* [Exercise description]:
Do not repeat pictures. Repeat exactly the lines of the listing below from its first line through the line with "-- (axis cs:1225,18.3);".

* [Recorded information]:
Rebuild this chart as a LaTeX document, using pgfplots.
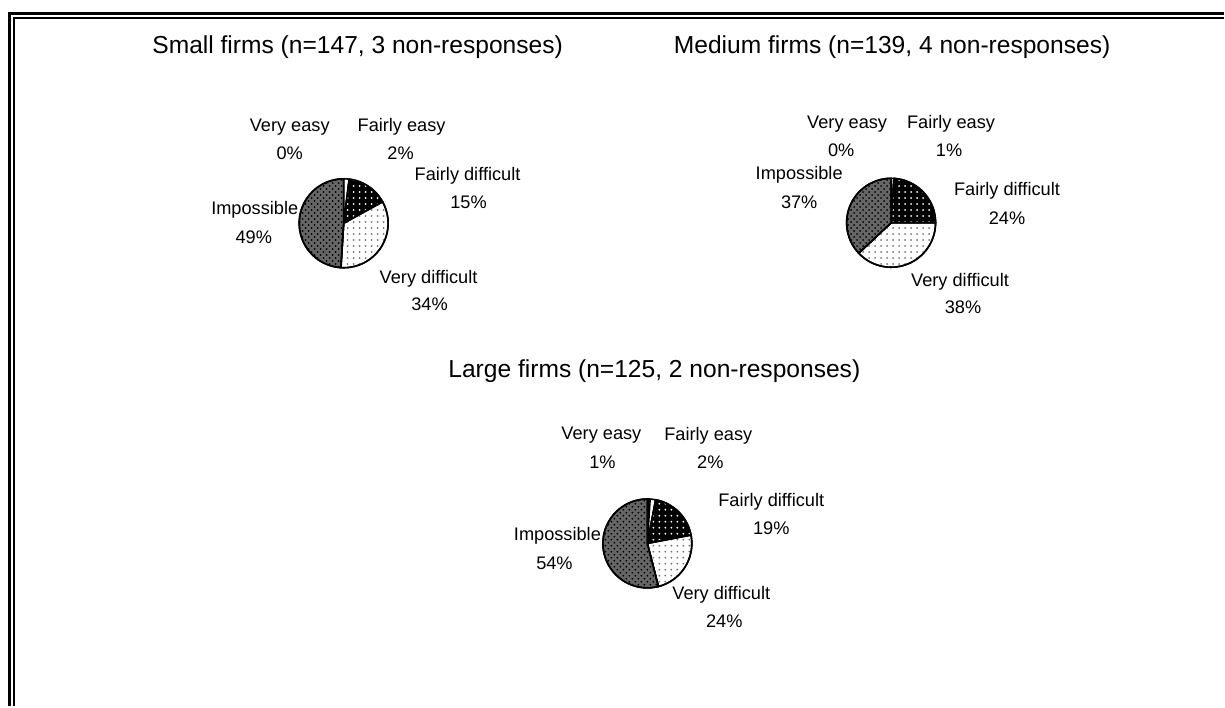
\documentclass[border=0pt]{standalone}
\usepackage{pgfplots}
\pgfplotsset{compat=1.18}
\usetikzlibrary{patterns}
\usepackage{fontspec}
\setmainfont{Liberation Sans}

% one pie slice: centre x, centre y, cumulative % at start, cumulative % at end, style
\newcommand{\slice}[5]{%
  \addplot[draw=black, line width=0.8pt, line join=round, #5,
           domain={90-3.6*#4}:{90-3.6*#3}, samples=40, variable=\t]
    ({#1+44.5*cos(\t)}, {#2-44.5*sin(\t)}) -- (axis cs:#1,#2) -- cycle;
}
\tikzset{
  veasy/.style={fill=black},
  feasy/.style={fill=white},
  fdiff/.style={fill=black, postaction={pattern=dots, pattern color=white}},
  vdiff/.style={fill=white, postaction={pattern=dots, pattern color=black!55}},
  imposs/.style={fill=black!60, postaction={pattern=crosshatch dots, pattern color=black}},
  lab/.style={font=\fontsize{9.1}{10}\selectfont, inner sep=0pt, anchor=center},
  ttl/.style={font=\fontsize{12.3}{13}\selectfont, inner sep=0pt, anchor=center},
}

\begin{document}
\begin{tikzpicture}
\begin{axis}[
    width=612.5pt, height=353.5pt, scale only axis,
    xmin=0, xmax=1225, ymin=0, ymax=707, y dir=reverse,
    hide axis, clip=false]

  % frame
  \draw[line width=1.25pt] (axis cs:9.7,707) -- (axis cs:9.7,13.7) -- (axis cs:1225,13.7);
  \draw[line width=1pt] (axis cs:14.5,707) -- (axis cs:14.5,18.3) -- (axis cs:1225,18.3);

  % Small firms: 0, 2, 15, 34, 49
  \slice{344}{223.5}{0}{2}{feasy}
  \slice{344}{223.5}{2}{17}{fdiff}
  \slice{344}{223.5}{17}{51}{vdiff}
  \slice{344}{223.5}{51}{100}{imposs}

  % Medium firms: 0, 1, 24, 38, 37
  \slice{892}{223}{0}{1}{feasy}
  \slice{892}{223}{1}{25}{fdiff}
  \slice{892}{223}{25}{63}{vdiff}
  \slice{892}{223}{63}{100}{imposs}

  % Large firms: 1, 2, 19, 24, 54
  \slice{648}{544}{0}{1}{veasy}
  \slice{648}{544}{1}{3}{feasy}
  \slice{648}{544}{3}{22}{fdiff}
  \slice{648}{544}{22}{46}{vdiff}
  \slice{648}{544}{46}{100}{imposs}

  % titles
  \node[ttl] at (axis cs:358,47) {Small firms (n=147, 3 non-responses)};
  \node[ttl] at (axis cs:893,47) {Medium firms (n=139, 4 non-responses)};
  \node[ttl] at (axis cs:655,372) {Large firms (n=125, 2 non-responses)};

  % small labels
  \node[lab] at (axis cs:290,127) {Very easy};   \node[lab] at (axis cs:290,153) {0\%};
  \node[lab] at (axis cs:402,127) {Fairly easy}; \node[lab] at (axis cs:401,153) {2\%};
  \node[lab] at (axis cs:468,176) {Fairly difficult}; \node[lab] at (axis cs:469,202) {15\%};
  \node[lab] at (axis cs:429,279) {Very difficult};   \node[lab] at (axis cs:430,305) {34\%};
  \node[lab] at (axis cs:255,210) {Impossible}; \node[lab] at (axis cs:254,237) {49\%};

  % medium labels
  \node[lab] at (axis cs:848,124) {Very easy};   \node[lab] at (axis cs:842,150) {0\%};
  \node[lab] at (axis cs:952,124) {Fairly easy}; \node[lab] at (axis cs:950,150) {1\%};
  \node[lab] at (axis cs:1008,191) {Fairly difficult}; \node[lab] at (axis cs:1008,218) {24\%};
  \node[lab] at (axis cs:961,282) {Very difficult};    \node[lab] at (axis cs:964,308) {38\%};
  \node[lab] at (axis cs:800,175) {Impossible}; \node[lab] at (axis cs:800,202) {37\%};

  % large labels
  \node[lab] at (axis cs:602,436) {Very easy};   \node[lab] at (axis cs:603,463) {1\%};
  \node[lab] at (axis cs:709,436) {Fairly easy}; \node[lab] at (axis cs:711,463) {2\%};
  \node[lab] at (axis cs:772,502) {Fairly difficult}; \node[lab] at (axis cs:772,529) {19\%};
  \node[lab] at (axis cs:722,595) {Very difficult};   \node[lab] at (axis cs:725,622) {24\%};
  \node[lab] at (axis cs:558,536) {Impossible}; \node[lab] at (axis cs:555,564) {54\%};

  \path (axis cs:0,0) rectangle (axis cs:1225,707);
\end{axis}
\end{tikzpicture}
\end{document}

* [Result]:
Rebuild this chart as a LaTeX document, using pgfplots.
\documentclass[border=0pt]{standalone}
\usepackage{pgfplots}
\pgfplotsset{compat=1.18}
\usetikzlibrary{patterns}
\usepackage{fontspec}
\setmainfont{Liberation Sans}

% one pie slice: centre x, centre y, cumulative % at start, cumulative % at end, style
\newcommand{\slice}[5]{%
  \addplot[draw=black, line width=0.8pt, line join=round, #5,
           domain={90-3.6*#4}:{90-3.6*#3}, samples=40, variable=\t]
    ({#1+44.5*cos(\t)}, {#2-44.5*sin(\t)}) -- (axis cs:#1,#2) -- cycle;
}
\tikzset{
  veasy/.style={fill=black},
  feasy/.style={fill=white},
  fdiff/.style={fill=black, postaction={pattern=dots, pattern color=white}},
  vdiff/.style={fill=white, postaction={pattern=dots, pattern color=black!55}},
  imposs/.style={fill=black!60, postaction={pattern=crosshatch dots, pattern color=black}},
  lab/.style={font=\fontsize{9.1}{10}\selectfont, inner sep=0pt, anchor=center},
  ttl/.style={font=\fontsize{12.3}{13}\selectfont, inner sep=0pt, anchor=center},
}

\begin{document}
\begin{tikzpicture}
\begin{axis}[
    width=612.5pt, height=353.5pt, scale only axis,
    xmin=0, xmax=1225, ymin=0, ymax=707, y dir=reverse,
    hide axis, clip=false]

  % frame
  \draw[line width=1.25pt] (axis cs:9.7,707) -- (axis cs:9.7,13.7) -- (axis cs:1225,13.7);
  \draw[line width=1pt] (axis cs:14.5,707) -- (axis cs:14.5,18.3) -- (axis cs:1225,18.3);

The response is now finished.